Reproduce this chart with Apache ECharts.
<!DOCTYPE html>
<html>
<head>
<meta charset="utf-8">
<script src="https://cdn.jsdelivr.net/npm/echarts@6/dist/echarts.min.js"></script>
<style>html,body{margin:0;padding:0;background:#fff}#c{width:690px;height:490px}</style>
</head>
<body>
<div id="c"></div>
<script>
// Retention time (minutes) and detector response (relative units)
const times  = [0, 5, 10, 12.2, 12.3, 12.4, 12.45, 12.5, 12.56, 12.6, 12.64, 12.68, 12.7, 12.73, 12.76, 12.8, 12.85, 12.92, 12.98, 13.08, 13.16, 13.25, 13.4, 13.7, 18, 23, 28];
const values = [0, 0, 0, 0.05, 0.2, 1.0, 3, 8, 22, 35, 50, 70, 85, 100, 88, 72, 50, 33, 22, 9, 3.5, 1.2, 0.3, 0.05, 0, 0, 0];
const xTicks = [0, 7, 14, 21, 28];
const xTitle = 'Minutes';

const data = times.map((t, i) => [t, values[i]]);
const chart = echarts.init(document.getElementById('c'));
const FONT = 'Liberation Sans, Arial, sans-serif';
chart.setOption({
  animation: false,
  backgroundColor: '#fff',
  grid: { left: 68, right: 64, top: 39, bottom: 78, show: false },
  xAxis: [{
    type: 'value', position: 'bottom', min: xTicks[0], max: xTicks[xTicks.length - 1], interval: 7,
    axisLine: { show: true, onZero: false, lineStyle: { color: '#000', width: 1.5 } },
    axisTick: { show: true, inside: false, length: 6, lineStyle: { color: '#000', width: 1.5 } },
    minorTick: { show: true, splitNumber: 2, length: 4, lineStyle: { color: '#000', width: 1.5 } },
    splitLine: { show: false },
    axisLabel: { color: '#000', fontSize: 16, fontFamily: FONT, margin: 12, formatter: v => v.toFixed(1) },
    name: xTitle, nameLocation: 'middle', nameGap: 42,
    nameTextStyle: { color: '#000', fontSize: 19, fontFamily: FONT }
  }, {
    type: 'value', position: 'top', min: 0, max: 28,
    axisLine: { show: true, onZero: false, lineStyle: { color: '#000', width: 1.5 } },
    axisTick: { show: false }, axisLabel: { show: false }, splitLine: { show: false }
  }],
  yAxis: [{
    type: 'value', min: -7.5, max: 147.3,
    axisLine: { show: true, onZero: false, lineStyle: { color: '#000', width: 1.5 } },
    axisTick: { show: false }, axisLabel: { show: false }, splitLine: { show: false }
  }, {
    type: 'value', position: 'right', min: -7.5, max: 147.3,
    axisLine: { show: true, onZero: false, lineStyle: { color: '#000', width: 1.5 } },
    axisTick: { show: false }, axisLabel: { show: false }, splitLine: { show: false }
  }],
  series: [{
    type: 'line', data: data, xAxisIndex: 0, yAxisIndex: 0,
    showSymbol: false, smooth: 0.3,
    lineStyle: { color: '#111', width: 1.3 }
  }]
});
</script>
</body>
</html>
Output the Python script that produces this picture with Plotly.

> [The task]: Restate every entry word for word.

> [Correct result]:
Reproduce this chart with Apache ECharts.
<!DOCTYPE html>
<html>
<head>
<meta charset="utf-8">
<script src="https://cdn.jsdelivr.net/npm/echarts@6/dist/echarts.min.js"></script>
<style>html,body{margin:0;padding:0;background:#fff}#c{width:690px;height:490px}</style>
</head>
<body>
<div id="c"></div>
<script>
// Retention time (minutes) and detector response (relative units)
const times  = [0, 5, 10, 12.2, 12.3, 12.4, 12.45, 12.5, 12.56, 12.6, 12.64, 12.68, 12.7, 12.73, 12.76, 12.8, 12.85, 12.92, 12.98, 13.08, 13.16, 13.25, 13.4, 13.7, 18, 23, 28];
const values = [0, 0, 0, 0.05, 0.2, 1.0, 3, 8, 22, 35, 50, 70, 85, 100, 88, 72, 50, 33, 22, 9, 3.5, 1.2, 0.3, 0.05, 0, 0, 0];
const xTicks = [0, 7, 14, 21, 28];
const xTitle = 'Minutes';

const data = times.map((t, i) => [t, values[i]]);
const chart = echarts.init(document.getElementById('c'));
const FONT = 'Liberation Sans, Arial, sans-serif';
chart.setOption({
  animation: false,
  backgroundColor: '#fff',
  grid: { left: 68, right: 64, top: 39, bottom: 78, show: false },
  xAxis: [{
    type: 'value', position: 'bottom', min: xTicks[0], max: xTicks[xTicks.length - 1], interval: 7,
    axisLine: { show: true, onZero: false, lineStyle: { color: '#000', width: 1.5 } },
    axisTick: { show: true, inside: false, length: 6, lineStyle: { color: '#000', width: 1.5 } },
    minorTick: { show: true, splitNumber: 2, length: 4, lineStyle: { color: '#000', width: 1.5 } },
    splitLine: { show: false },
    axisLabel: { color: '#000', fontSize: 16, fontFamily: FONT, margin: 12, formatter: v => v.toFixed(1) },
    name: xTitle, nameLocation: 'middle', nameGap: 42,
    nameTextStyle: { color: '#000', fontSize: 19, fontFamily: FONT }
  }, {
    type: 'value', position: 'top', min: 0, max: 28,
    axisLine: { show: true, onZero: false, lineStyle: { color: '#000', width: 1.5 } },
    axisTick: { show: false }, axisLabel: { show: false }, splitLine: { show: false }
  }],
  yAxis: [{
    type: 'value', min: -7.5, max: 147.3,
    axisLine: { show: true, onZero: false, lineStyle: { color: '#000', width: 1.5 } },
    axisTick: { show: false }, axisLabel: { show: false }, splitLine: { show: false }
  }, {
    type: 'value', position: 'right', min: -7.5, max: 147.3,
    axisLine: { show: true, onZero: false, lineStyle: { color: '#000', width: 1.5 } },
    axisTick: { show: false }, axisLabel: { show: false }, splitLine: { show: false }
  }],
  series: [{
    type: 'line', data: data, xAxisIndex: 0, yAxisIndex: 0,
    showSymbol: false, smooth: 0.3,
    lineStyle: { color: '#111', width: 1.3 }
  }]
});
</script>
</body>
</html>
Output the Python script that produces this picture with Plotly.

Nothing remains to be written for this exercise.